Clavan a Jesús en la cruz

Desde la Cruz Jesús nos está diciendo: «Así ama Dios, con un amor sin límites que acepta cualquier sufrimiento.»

Cuando se llegaba al lugar de la ejecución, se dejaba la cruz en el suelo. Lo corriente era que tuviera la forma de una T sin nada para que reposara la cabeza. Era bastante baja, de forma que los pies del criminal estaban a poca distancia del suelo. Había un grupo de mujeres de Jerusalén que tenían costumbre de ir a las crucifixiones para darle al reo un trago de vino con drogas para que sintiera menos el horror del suplicio. También se lo ofrecieron a Jesús, pero Él lo rechazó (Mateo 27:34). Estaba decidido a sufrir la muerte hasta lo sumo, con la mente despejada y los sentidos despiertos. Los brazos del reo se extendían sobre el travesaño, y se le clavaban las manos; los pies no se solían clavar, sino sólo atar. En medio del poste había a veces una protuberancia, que llamaban la silla, que aguantaba el peso del reo para que no se rasgaran las manos. Entonces se levantaba la cruz y se afirmaba en un agujero del suelo. Lo terrible de la crucifixión era que el dolor del suplicio era inmenso, pero no producía la muerte, que llegaría a consecuencia del hambre, la sed, el frío, el calor, a veces después de muchas horas y aun días.
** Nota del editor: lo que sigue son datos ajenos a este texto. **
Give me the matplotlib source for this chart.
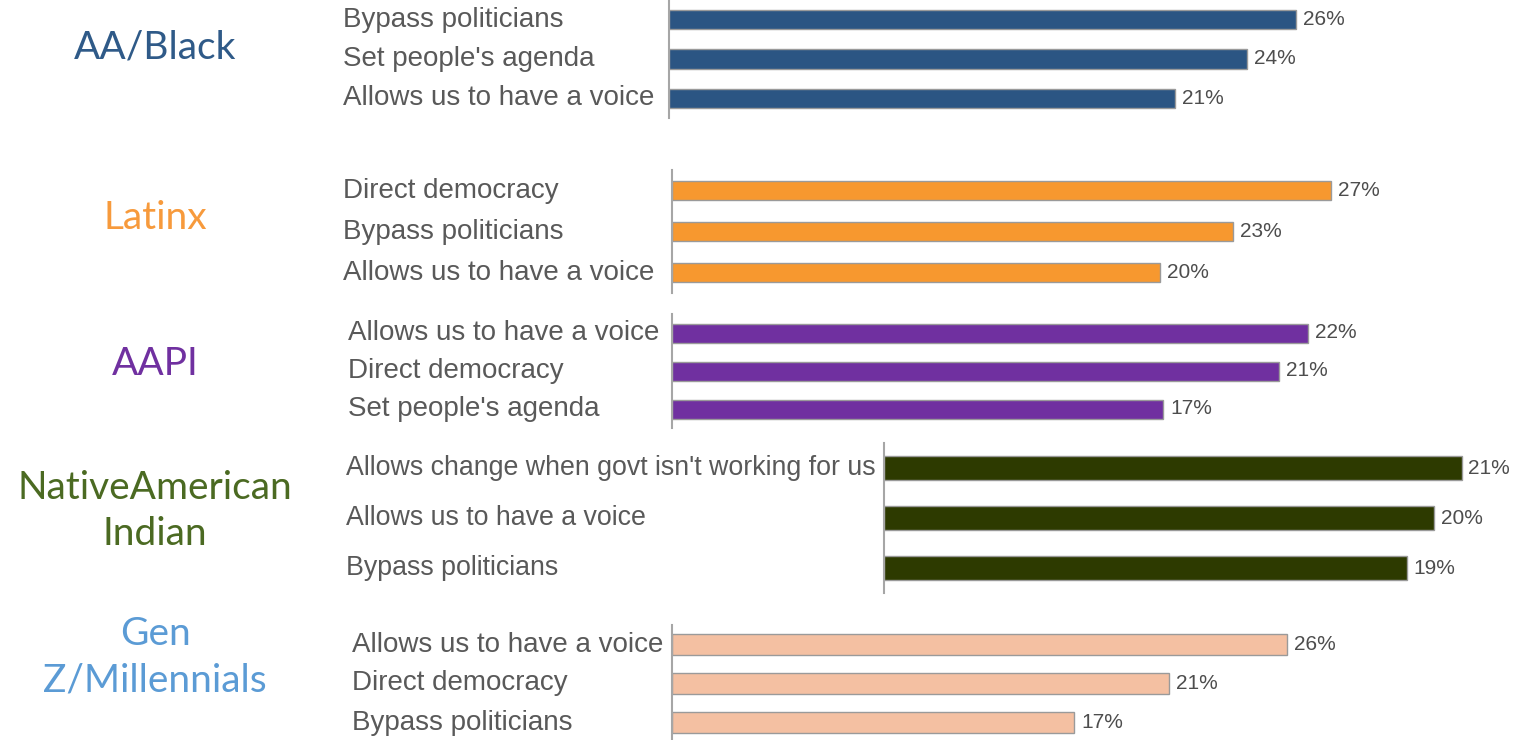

Se sabe de algún caso en el que el criminal se mantuvo vivo toda una semana, hasta que murió con señales indudables de locura.

La ropa del criminal se la quedaban como compensación los cuatro soldados que le habían escoltado hasta el patíbulo. Los judíos tenían cinco artículos de ropa: la túnica interior, la exterior, el cinto, las sandalias y el turbante. Cuatro se las dividieron entre los cuatro soldados, y quedaba la túnica exterior que, en el caso de la de Jesús, estaba tejida de una pieza, sin costura (Juan 19:23, 24). El haberla cortado para repartirla habría sido echarla a perder; así es que los soldados se la echaron a suertes a la sombra de la cruz. No les inquietaba el que, a poca distancia, un reo estaba agonizando lenta y horriblemente.

El cartel que se ponía en la cruz era el mismo que se había exhibido durante la marcha. Jesús dijo muchas cosas maravillosas, pero tal vez ninguna tanto como: «¡Padre, perdónalos, que no saben lo que están haciendo!» El perdón cristiano es algo extraordinario. Cuando estaban matando a pedradas a Esteban, él oraba: «Señor, no les tomes en cuenta este pecado» (Hechos 7: 60). No hay nada más extraño ni más precioso que el perdón cristiano. Cuando el resentimiento amenaza con inundarnos el corazón de amargura, escuchemos otra vez al Señor pidiendo el perdón de los que le estaban crucificando, y a su siervo Pablo diciéndoles a sus amigos: «Mostraos comprensivos, compasivos con los demás, dispuestos siempre a perdonar a los que os hayan ofendido, de la manera que Dios nos ha perdonado mucho más a nosotros por medio de Jesucristo» (Efesios 4:32).

La idea de que aquel, el más horrendo crimen de la humanidad, se cometió por ignorancia, aparece en todo el Nuevo Testamento. Pedro le dijo a la gente pocos días después: « Sé que lo habéis hecho por ignorancia» (Hechos 3:17). Pablo dijo que habían crucificado a Jesús porque no le habían reconocido (Hechos 13:27). Marco Aurelio, el gran emperador romano estoico, solía decirse todas las mañanas: « Hoy te vas a encontrar con toda clase de gente desagradable: te harán daño, te injuriarán, te insultarán…; pero tú no puedes hacerles lo mismo, tú sabes más, tú eres un hombre en quien mora el Espíritu de Dios.» Otros puede que tengan el corazón lleno de resentimiento, y otros pecarán por ignorancia; pero nosotros sabemos más. Somos hombres y mujeres de Cristo, y debemos perdonar como Él perdonó.

No había una muerte peor que la crucifixión. Hasta los romanos la miraban con horror. Cicerón declaraba que era « la muerte más cruel y aterradora.» Tácito dijo que era «una muerte denigrante.» Fue en su origen un método persa de ejecución.